Jordi Soler
Bombardear al cielo

Hace unos días en Belgrado, en la Plaza de la República, varias bandas de rock organizaron un concierto contra la guerra. En la zona del público asistente, que según la nota del diario El País era una ''multitud de jóvenes, pero también de ancianos", podían leerse pancartas con mensajes como: ''OTAN no asesines a un pueblo inocente" u ''OTAN go home" o éste más clarito: ''Fuck you USA".

Banderas yugoslavas y alguna que otra griega ondeaban entre las pancartas y entre éstas circulaban los asistentes con camisetas que traían dibujado en el pecho un blanco (no un yugoslavo rubio, sino una de estas series de círculos concéntricos que sirven para disparar sobre ellos con armas de fuego, flechas, dardos o misiles). Lo de las camisetas era una protesta entre lo valiente y lo tétrico, considerando que el concierto se desarollaba debajo de un bombardeo.

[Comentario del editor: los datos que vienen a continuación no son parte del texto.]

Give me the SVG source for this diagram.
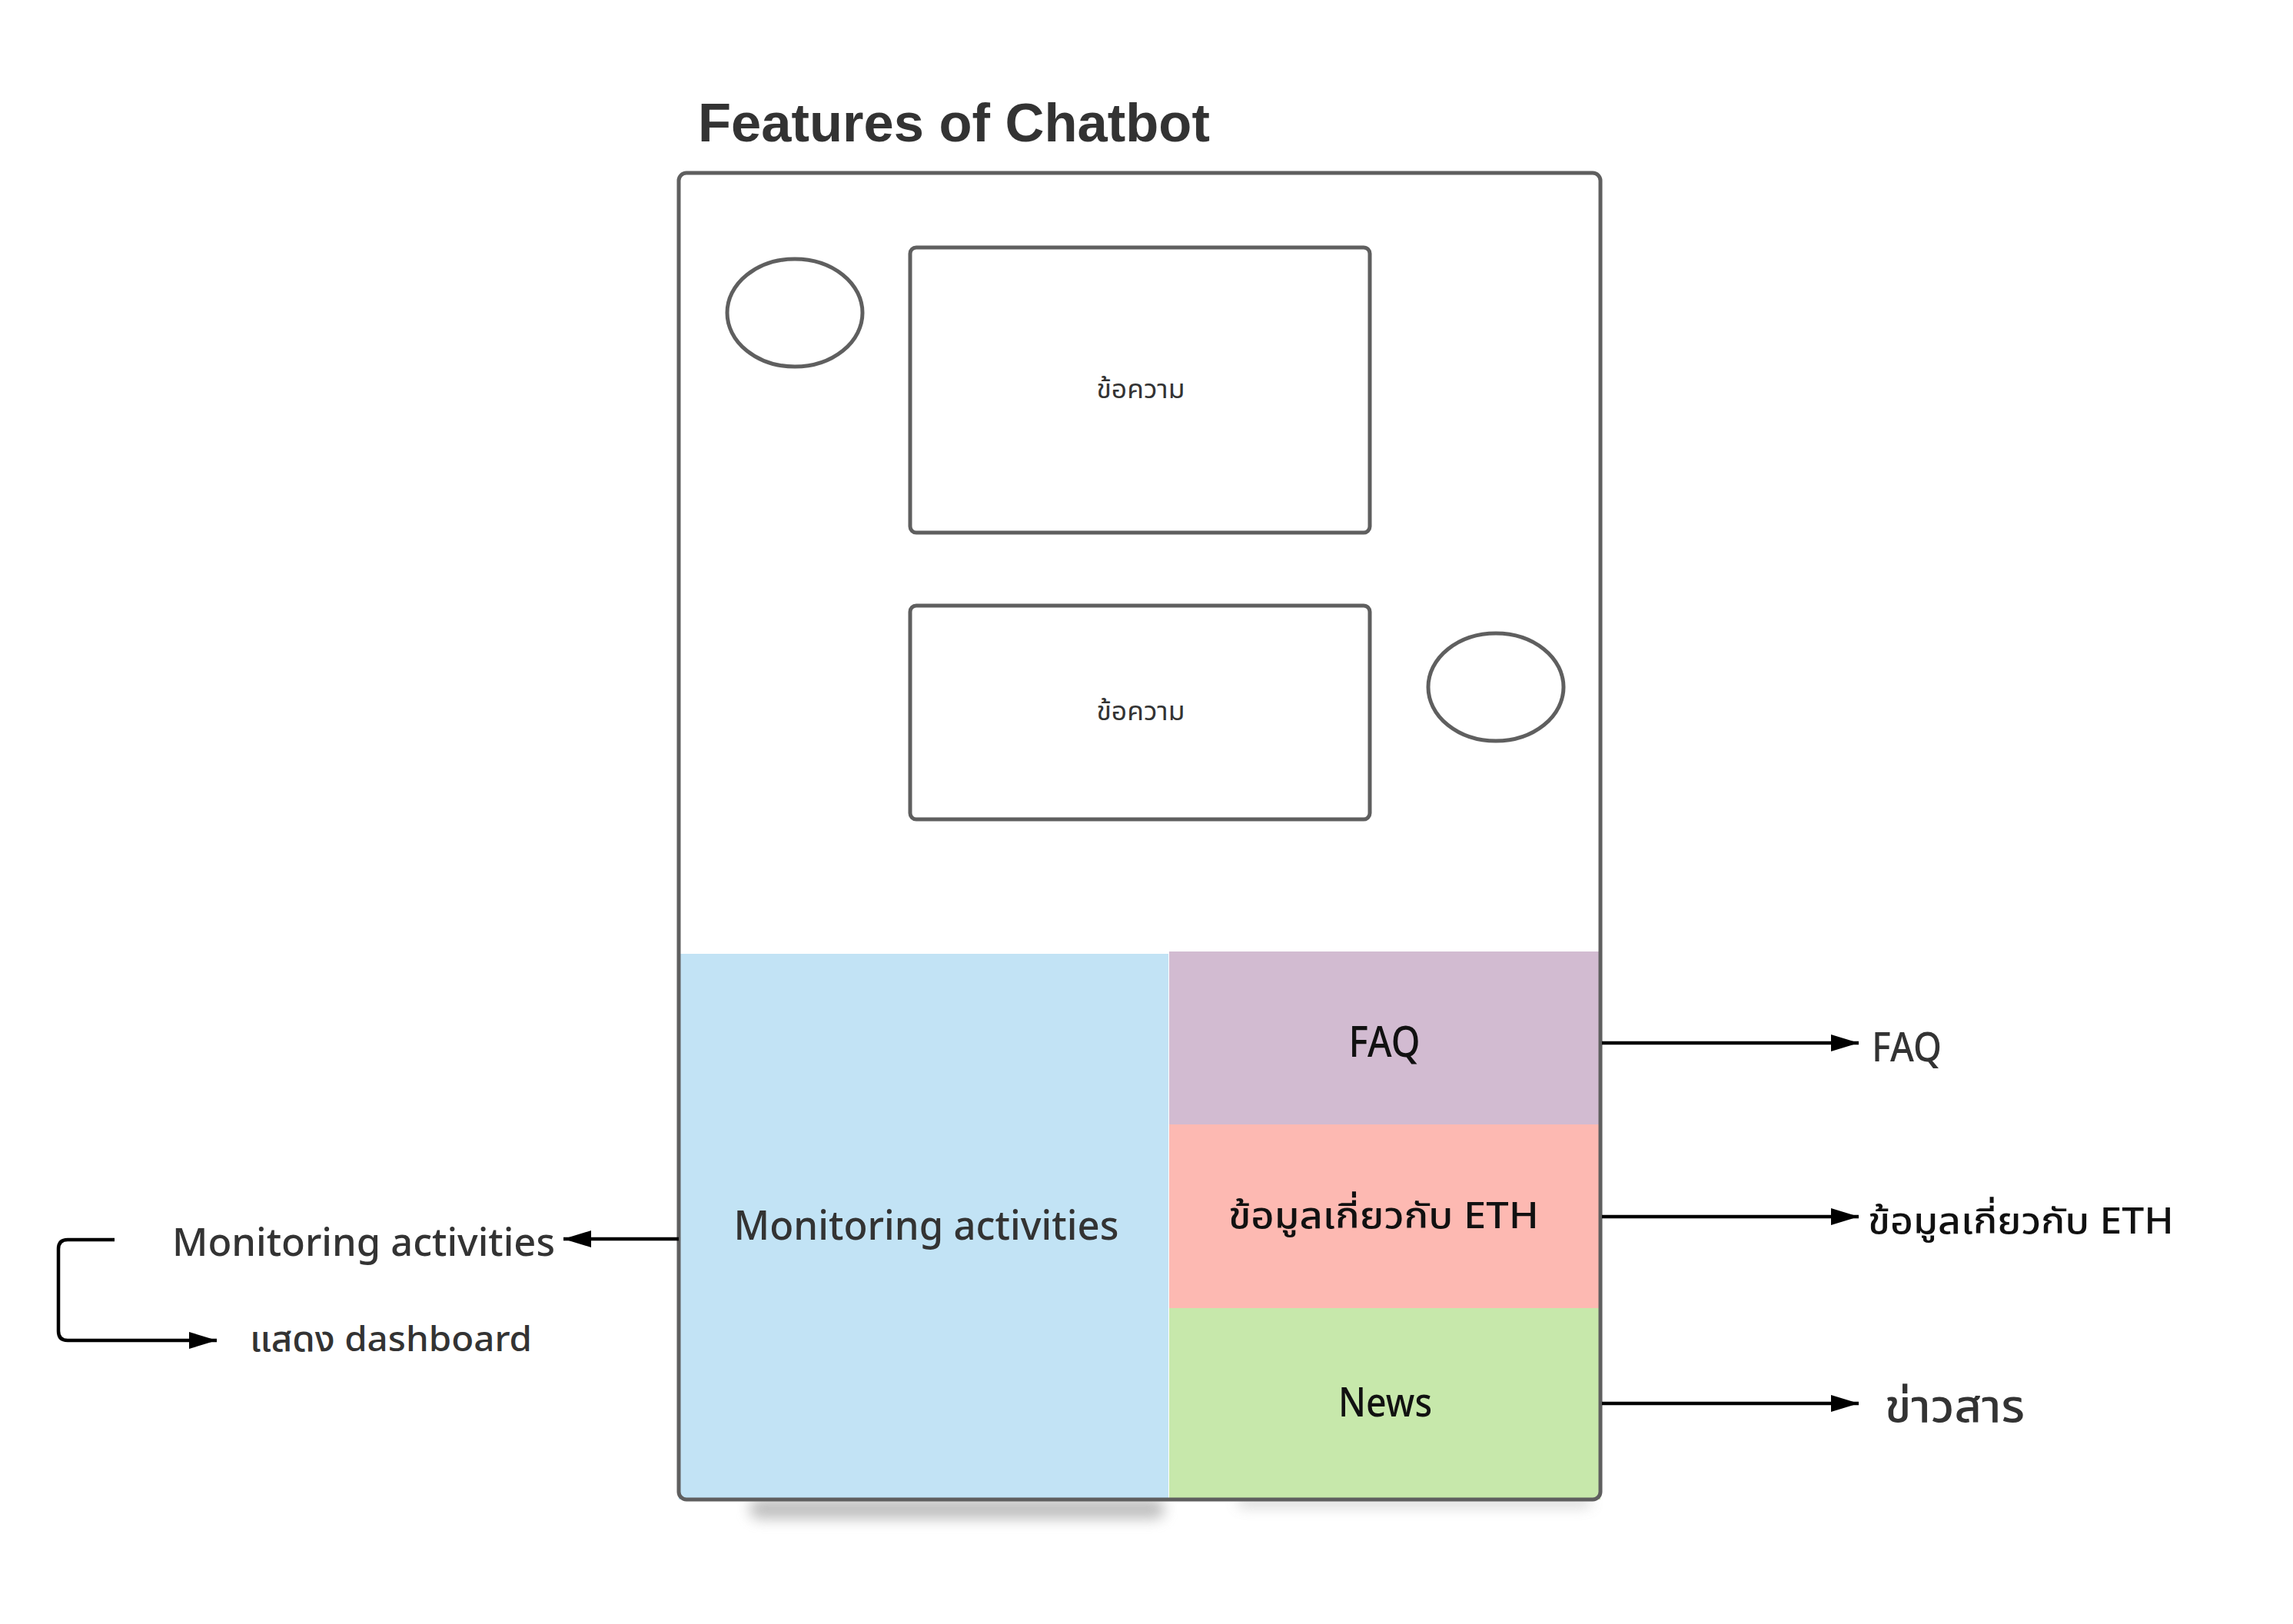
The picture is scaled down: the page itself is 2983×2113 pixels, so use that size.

Encima de estas tres manifestaciones, las banderas, las pancartas y las camisetas, volaba esa manifestación por excelencia que son los gritos; consignemos aquí uno solo, que cuenta con la particularidad de haber sido traducido de su lengua original, en la que fue gritado, al madrileño, ese derivado elástico del castellano: ''Clinton, nos puedes fumar la polla", que en términos menos elásticos quiere decir que Clinton, con toda libertad, podía hacerle a los asistentes eso mismo que Monica Lewinsky le había hecho a él, en el salón oval.

El concierto, de manera oficial, buscaba recoger un gran número de firmas de quejosos contra la OTAN para luego ir a presentar la lista al tribunal de La Haya. Pero de manera real, estaba concentrando la energía de la música y su público en una plaza, que desde la primera canción se había metamorfoseado en la más efectiva de las baterías antiaéreas: la plaza bombardeaba el cielo por donde cruzaban los aviones que pretendían bombardearlos.

Al final la música ganó esa batalla y hay una prueba contundente que lo demuestra: ningún avión hizo blanco en los blancos de las camisetas. Aprovechando la enseñanza de la Plaza de la República no estaría de más proponer un procedimiento para aliviar el desasosiego de los seres que en esta época, donde una multitud remoja sus vacaciones en el mar, tiene que quedarse en una ciudad sin mar. Primero hay que localizar el sitio adecuado, ese donde va a concentrarse la energía, por ejemplo la azotea de cada quien. Hay que montar ahí un teatro playero: una toalla; una hielera con cervezas; una grabadora con casetes selectos, porque los discos compactos pueden arruinarse con los dedos que a cierta altura del asoleo estarán llenos de crema bronceadora, que es por cierto otro de los requisitos; una revista para hojear; una bolsa de cacahuates, de preferencia japoneses, porque manchan menos y son más manejables.

Si se quiere compartir la experiencia es preferible convocar a un viejo amor, que siempre comprenderá más el inevitable toque guarro de estar tirados y semidesnudos en la azotea, en lugar del amor en turno, que con el derecho que le otorga la vigencia, estará quejándose todo el tiempo de que sus amigas están, sin ella, en Puerto Escondido. Una vez instalados, con el asunto de que la playa es nuestra toalla bien digerido, hay que acudir al poema Como en la orilla del mar, de Paul Válery, y extraerle sin tardanza las siguientes líneas: ''Permanecer siendo mar y nunca perder la potencia del movimiento. Más que solitario a orillas del mar, yo me entrego como una ola, en la transmutación monótona del agua en el agua, y del yo en el yo".

Estas líneas deben aplicarse en el momento cumbre de la experiencia, aprovechando la enseñanza de la plaza en Belgrado que fue batería antiaérea. Basta con bombardear al cielo con las líneas de Válery, y el mar, en cualquiera de sus manifestaciones nos caerá, tarde o temprano, encima.